Given request »
Extract every line of the material below and reproduce it faithfully.
______________________________
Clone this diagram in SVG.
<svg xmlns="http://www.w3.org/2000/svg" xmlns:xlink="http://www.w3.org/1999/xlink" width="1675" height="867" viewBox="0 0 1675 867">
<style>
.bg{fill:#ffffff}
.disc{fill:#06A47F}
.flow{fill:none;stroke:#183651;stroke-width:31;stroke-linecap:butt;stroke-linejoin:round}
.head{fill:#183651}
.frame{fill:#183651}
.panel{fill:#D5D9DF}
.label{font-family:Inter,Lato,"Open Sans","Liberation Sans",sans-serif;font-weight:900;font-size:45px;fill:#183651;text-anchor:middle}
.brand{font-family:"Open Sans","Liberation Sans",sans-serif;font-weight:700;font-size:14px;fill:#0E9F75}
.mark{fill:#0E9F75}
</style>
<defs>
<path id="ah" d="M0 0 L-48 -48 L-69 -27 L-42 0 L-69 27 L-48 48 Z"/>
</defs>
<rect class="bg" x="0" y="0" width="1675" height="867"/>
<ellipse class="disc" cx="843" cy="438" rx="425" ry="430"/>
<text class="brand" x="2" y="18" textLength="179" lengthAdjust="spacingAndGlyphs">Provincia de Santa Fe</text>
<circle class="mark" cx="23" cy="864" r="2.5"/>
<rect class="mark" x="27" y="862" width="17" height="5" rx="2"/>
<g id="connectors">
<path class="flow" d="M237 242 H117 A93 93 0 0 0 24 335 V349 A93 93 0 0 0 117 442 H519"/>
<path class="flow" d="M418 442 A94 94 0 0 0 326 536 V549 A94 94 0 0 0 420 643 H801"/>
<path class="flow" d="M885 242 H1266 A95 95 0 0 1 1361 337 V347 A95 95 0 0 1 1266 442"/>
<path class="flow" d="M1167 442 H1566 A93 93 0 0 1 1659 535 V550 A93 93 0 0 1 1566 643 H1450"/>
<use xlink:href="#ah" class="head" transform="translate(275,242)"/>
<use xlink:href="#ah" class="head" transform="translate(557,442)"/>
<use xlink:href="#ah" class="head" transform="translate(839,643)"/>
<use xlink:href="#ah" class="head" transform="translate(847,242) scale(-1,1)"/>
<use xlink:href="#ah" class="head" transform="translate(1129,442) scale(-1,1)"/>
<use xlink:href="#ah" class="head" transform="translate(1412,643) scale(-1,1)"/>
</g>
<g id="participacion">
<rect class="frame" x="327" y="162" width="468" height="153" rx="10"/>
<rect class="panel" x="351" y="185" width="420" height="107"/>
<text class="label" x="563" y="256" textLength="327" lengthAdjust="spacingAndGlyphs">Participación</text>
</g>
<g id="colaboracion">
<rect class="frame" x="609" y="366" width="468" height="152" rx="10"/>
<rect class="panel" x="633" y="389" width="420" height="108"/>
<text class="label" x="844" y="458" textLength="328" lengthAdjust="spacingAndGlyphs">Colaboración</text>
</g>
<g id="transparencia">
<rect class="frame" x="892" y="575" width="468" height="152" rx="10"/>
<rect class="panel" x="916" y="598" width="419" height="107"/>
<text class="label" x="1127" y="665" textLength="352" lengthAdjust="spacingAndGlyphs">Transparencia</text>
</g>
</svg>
______________________________
Finished task »
Clone this diagram in SVG.
<svg xmlns="http://www.w3.org/2000/svg" xmlns:xlink="http://www.w3.org/1999/xlink" width="1675" height="867" viewBox="0 0 1675 867">
<style>
.bg{fill:#ffffff}
.disc{fill:#06A47F}
.flow{fill:none;stroke:#183651;stroke-width:31;stroke-linecap:butt;stroke-linejoin:round}
.head{fill:#183651}
.frame{fill:#183651}
.panel{fill:#D5D9DF}
.label{font-family:Inter,Lato,"Open Sans","Liberation Sans",sans-serif;font-weight:900;font-size:45px;fill:#183651;text-anchor:middle}
.brand{font-family:"Open Sans","Liberation Sans",sans-serif;font-weight:700;font-size:14px;fill:#0E9F75}
.mark{fill:#0E9F75}
</style>
<defs>
<path id="ah" d="M0 0 L-48 -48 L-69 -27 L-42 0 L-69 27 L-48 48 Z"/>
</defs>
<rect class="bg" x="0" y="0" width="1675" height="867"/>
<ellipse class="disc" cx="843" cy="438" rx="425" ry="430"/>
<text class="brand" x="2" y="18" textLength="179" lengthAdjust="spacingAndGlyphs">Provincia de Santa Fe</text>
<circle class="mark" cx="23" cy="864" r="2.5"/>
<rect class="mark" x="27" y="862" width="17" height="5" rx="2"/>
<g id="connectors">
<path class="flow" d="M237 242 H117 A93 93 0 0 0 24 335 V349 A93 93 0 0 0 117 442 H519"/>
<path class="flow" d="M418 442 A94 94 0 0 0 326 536 V549 A94 94 0 0 0 420 643 H801"/>
<path class="flow" d="M885 242 H1266 A95 95 0 0 1 1361 337 V347 A95 95 0 0 1 1266 442"/>
<path class="flow" d="M1167 442 H1566 A93 93 0 0 1 1659 535 V550 A93 93 0 0 1 1566 643 H1450"/>
<use xlink:href="#ah" class="head" transform="translate(275,242)"/>
<use xlink:href="#ah" class="head" transform="translate(557,442)"/>
<use xlink:href="#ah" class="head" transform="translate(839,643)"/>
<use xlink:href="#ah" class="head" transform="translate(847,242) scale(-1,1)"/>
<use xlink:href="#ah" class="head" transform="translate(1129,442) scale(-1,1)"/>
<use xlink:href="#ah" class="head" transform="translate(1412,643) scale(-1,1)"/>
</g>
<g id="participacion">
<rect class="frame" x="327" y="162" width="468" height="153" rx="10"/>
<rect class="panel" x="351" y="185" width="420" height="107"/>
<text class="label" x="563" y="256" textLength="327" lengthAdjust="spacingAndGlyphs">Participación</text>
</g>
<g id="colaboracion">
<rect class="frame" x="609" y="366" width="468" height="152" rx="10"/>
<rect class="panel" x="633" y="389" width="420" height="108"/>
<text class="label" x="844" y="458" textLength="328" lengthAdjust="spacingAndGlyphs">Colaboración</text>
</g>
<g id="transparencia">
<rect class="frame" x="892" y="575" width="468" height="152" rx="10"/>
<rect class="panel" x="916" y="598" width="419" height="107"/>
<text class="label" x="1127" y="665" textLength="352" lengthAdjust="spacingAndGlyphs">Transparencia</text>
</g>
</svg>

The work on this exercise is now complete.